Dabei wären einige Bezirke durchaus in der Lage, eine wohnortnahe Terminversorgung zu gewährleisten. Die Allzuständigkeit hindert sie jedoch daran. Im Januar 2022 boten die Bürgerämter in Tempelhof-Schöneberg 24.315 Termine an, fast 6.600 mehr als der Zweitplatzierte Lichtenberg und über 10.000 mehr als der Berliner Durchschnitt. Bezirke wie Tempelhof-Schöneberg, Reinickendorf oder Lichtenberg sind im Verhältnis zu ihrer Einwohnerzahl gut aufgestellt. Zur Wahrheit gehört allerdings auch: Aufgrund der Allzuständigkeit setzen einige Bezirke den Rotstift gern bei ihren Bürgerämtern an, denn die Bürger können auf andere Bezirke ausweichen. Dies geht im konkreten Fall zu Lasten der Menschen in Tempelhof-Schöneberg, die länger auf einen Termin warten müssen.
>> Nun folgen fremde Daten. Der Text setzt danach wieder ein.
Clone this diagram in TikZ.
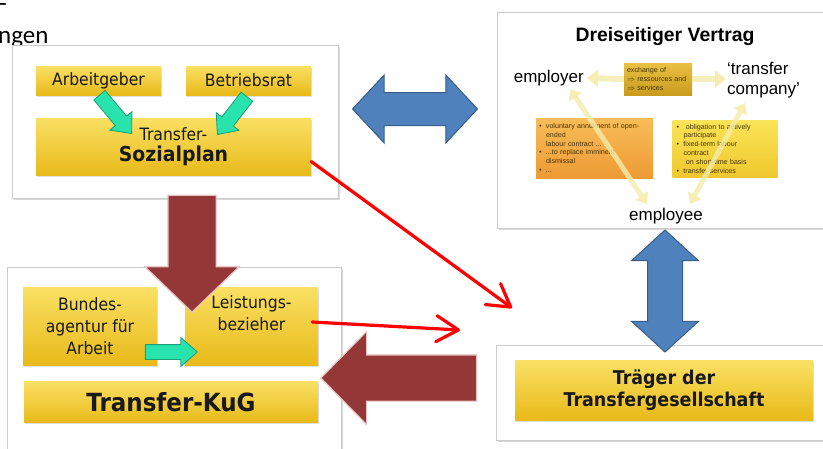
\documentclass[tikz,border=0pt]{standalone}
\usepackage{fontspec}
\usepackage{tikz}
\usetikzlibrary{positioning}
\usetikzlibrary{arrows.meta}
\usetikzlibrary{shapes.arrows}
\usetikzlibrary{shadows}

\newfontfamily\boxfont{DejaVu Sans}[FakeStretch=0.92]
\newfontfamily\arialfont{Liberation Sans}
\newfontfamily\slidefont{Carlito}

\definecolor{goldtop}{RGB}{250,224,100}
\definecolor{goldbot}{RGB}{232,186,26}
\definecolor{kugred}{RGB}{147,55,55}
\definecolor{kugredline}{RGB}{236,196,196}
\definecolor{blockblue}{RGB}{79,129,189}
\definecolor{blockblueline}{RGB}{56,93,138}
\definecolor{mint}{RGB}{40,228,172}
\definecolor{mintline}{RGB}{26,158,118}
\definecolor{exchtop}{RGB}{232,192,66}
\definecolor{exchbot}{RGB}{202,156,30}
\definecolor{orangetop}{RGB}{248,184,74}
\definecolor{orangebot}{RGB}{236,146,36}
\definecolor{yellowtop}{RGB}{251,226,74}
\definecolor{yellowbot}{RGB}{238,196,28}
\definecolor{softyellow}{RGB}{246,236,170}
\definecolor{smalltext}{RGB}{70,52,10}

\newcommand{\bul}{\makebox[7pt][l]{\textbullet}}
\newcommand{\ind}{\hspace*{7pt}}

\begin{document}
\begin{tikzpicture}[
            x = 1pt, y = -1pt, % pixel grid of the slide
            panel/.style = {draw = gray!40, fill = white, line width = 0.8pt,
                drop shadow = {shadow xshift = 1.5pt, shadow yshift = -2pt, opacity = 0.3}},
            boxtext/.style = {inner sep = 0pt, align = center, text = black!90,
                font = \boxfont\fontsize{17}{22}\selectfont},
            goldbox/.style = {boxtext, top color = goldtop, bottom color = goldbot, draw = none,
                drop shadow = {shadow xshift = 1pt, shadow yshift = -1.5pt, opacity = 0.25}},
            smallbox/.style = {draw = none, inner sep = 0pt, text = smalltext,
                align = left, text width = #1, font = \arialfont\fontsize{7.1}{8.8}\selectfont},
            bigword/.style = {inner sep = 0pt, font = \arialfont\fontsize{17}{20}\selectfont},
            kugarrow/.style = {single arrow, fill = kugred, draw = kugredline, line width = 1.2pt,
                inner xsep = 0pt, minimum width = 0pt},
            bluearrow/.style = {double arrow, fill = blockblue, draw = blockblueline, line width = 1pt,
                inner xsep = 0pt, minimum width = 0pt},
            mintarrow/.style = {single arrow, fill = mint, draw = mintline, line width = 0.8pt,
                inner xsep = 0pt, inner ysep = 7pt, minimum width = 0pt,
                single arrow head extend = 7pt, single arrow tip angle = 82},
            softarrow/.style = {draw = softyellow, line width = 6pt, opacity = 0.8,
                -{Triangle[width = 17pt, length = 11pt]}},
            softdouble/.style = {draw = softyellow, line width = 5pt, opacity = 0.8,
                {Triangle[width = 15pt, length = 10pt]}-{Triangle[width = 15pt, length = 10pt]}},
            redline/.style = {draw = red, line width = 3.2pt, line cap = round,
                -{Straight Barb[round, length = 22pt, width = 26pt]}}
        ]

        \useasboundingbox (0,0) rectangle (823,448);

	% rest of the slide title
        \node[inner sep = 0pt, anchor = base west, font = \slidefont\fontsize{25}{30}\selectfont] (dash) at (-1,11) {-};
        \node[inner sep = 0pt, anchor = base west, font = \slidefont\fontsize{25}{30}\selectfont] (title) at (-2,43) {ngen};

	% social plan
        \node[panel, minimum width = 326pt, minimum height = 153pt] (planpanel) at (175,121.5) {};
        \node[goldbox, minimum width = 125pt, minimum height = 29pt] (arbeitgeber) at (98.5,80.5) {Arbeitgeber};
        \node[goldbox, minimum width = 125pt, minimum height = 29pt] (betriebsrat) at (248.5,80.5) {Betriebsrat};
        \node[goldbox, minimum width = 275pt, minimum height = 57pt] (sozialplan) at (173.5,146.5)
            {Transfer-\\[-1pt]{\bfseries\fontsize{20.5}{24}\selectfont Sozialplan}};

        \node[mintarrow, minimum height = 50pt, rotate = -50, anchor = tip] (ag2sp) at (132,134) {};
        \node[mintarrow, minimum height = 48pt, rotate = -128, anchor = tip] (br2sp) at (217,135) {};

	% short-time allowance
        \node[panel, minimum width = 334pt, minimum height = 184pt] (kugpanel) at (174,359) {};
        \node[goldbox, minimum width = 134pt, minimum height = 78pt] (bundesagentur) at (90,326)
            {Bundes-\\agentur für\\Arbeit};
        \node[goldbox, minimum width = 133pt, minimum height = 78pt] (leistung) at (251.5,326) {};
        \node[boxtext, anchor = north] (leistungtext) at (251.5,295) {Leistungs-\\bezieher};
        \node[goldbox, minimum width = 294pt, minimum height = 41pt] (kug) at (171,402)
            {\bfseries\fontsize{25}{30}\selectfont Transfer-KuG};

        \node[mintarrow, minimum height = 52pt, anchor = tip] (ba2lb) at (198,352) {};

	% tripartite contract
        \node[panel, minimum width = 330pt, minimum height = 216pt] (vertragpanel) at (662,120) {};
        \node[inner sep = 0pt, font = \arialfont\bfseries\fontsize{19.4}{23}\selectfont] (vertrag) at (665,37) {Dreiseitiger Vertrag};

        \node[bigword, anchor = east] (employer) at (584,78) {employer};
        \node[bigword, anchor = west, align = left] (company) at (727,80) {‘transfer\\company’};
        \node[bigword] (employee) at (666,216) {employee};

        \node[smallbox = 62pt, top color = exchtop, bottom color = exchbot,
              minimum height = 32pt, inner xsep = 3pt] (exchange) at (658,79)
            {exchange of\\$\Rightarrow$ ressources and\\$\Rightarrow$ services};
        \node[smallbox = 111pt, top color = orangetop, bottom color = orangebot,
              minimum height = 60pt, inner xsep = 3pt, opacity = 0.92, text opacity = 1] (voluntary) at (594.5,148)
            {\bul voluntary annulment of open-\\\ind ended\\\ind labour contract ...\\\bul ...to replace imminent\\\ind dismissal\\\bul ...};
        \node[smallbox = 97pt, top color = yellowtop, bottom color = yellowbot,
              minimum height = 57pt, inner xsep = 4pt, opacity = 0.92, text opacity = 1] (obligation) at (725,148.5)
            {\bul\ obligation to actively\\\ind participate\\\bul fixed-term labour\\\ind contract\\\ind\ on short-time basis\\\bul transfer services};

        \coordinate (employer low) at (570,89);
        \coordinate (employee left) at (647,204);
        \coordinate (company low) at (745,103);
        \coordinate (employee right) at (690,204);

        \draw[softarrow] (exchange.west) -- ([xshift = 3pt]employer.east);
        \draw[softarrow] (exchange.east) -- ([xshift = -1pt]company.west |- exchange.east);
        \draw[softdouble] (employer low) -- (employee left);
        \draw[softdouble] (company low) -- (employee right);

	% carrier of the transfer company
        \node[panel, minimum width = 330pt, minimum height = 95pt] (traegerpanel) at (661,392.5) {};
        \node[goldbox, minimum width = 298pt, minimum height = 60pt] (traeger) at (664,390)
            {\bfseries\fontsize{19}{23}\selectfont Träger der\\\bfseries\fontsize{19}{23}\selectfont Transfergesellschaft};

	% block arrows between the panels
        \node[bluearrow, minimum height = 125pt, inner ysep = 16pt,
              double arrow head extend = 17.5pt, double arrow tip angle = 94] (plan2vertrag) at (415,109) {};
        \node[bluearrow, minimum height = 122pt, inner ysep = 17pt, rotate = 90,
              double arrow head extend = 16pt, double arrow tip angle = 95] (vertrag2traeger) at (665,291) {};

        \node[kugarrow, minimum height = 117pt, inner ysep = 23.5pt, rotate = -90, anchor = tip,
              single arrow head extend = 23pt, single arrow tip angle = 92] (plan2kug) at (192,313) {};
        \node[kugarrow, minimum height = 156pt, inner ysep = 22.5pt, rotate = 180, anchor = tip,
              single arrow head extend = 23.5pt, single arrow tip angle = 91] (traeger2kug) at (320,378) {};

	% red pointers
        \coordinate (planend) at (512,308);
        \coordinate (leistungend) at (460,330);

        \draw[redline] ([yshift = -15pt]sozialplan.east) -- (planend);
        \draw[redline] ([xshift = -6pt, yshift = 4pt]leistung.east) -- (leistungend);

\end{tikzpicture}
\end{document}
Deshalb müssen die Bezirke in ihrer Eigenständigkeit gestärkt werden. Klare örtliche Zuständigkeiten schärfen das Verantwortungsbewusstsein der Bezirke für ihre Bürger und bedeuten eben auch, dass die Frage nach der eigenen Leistungsfähigkeit nicht auf den Senat abgeschoben werden kann.
Wenn Sie also die vollmundigen Versprechungen des Senats zur Terminvergabe der Bürgerämter hören, denken Sie daran – eine wohnortnahe Terminversorgung in Tempelhof-Schöneberg wäre längst möglich.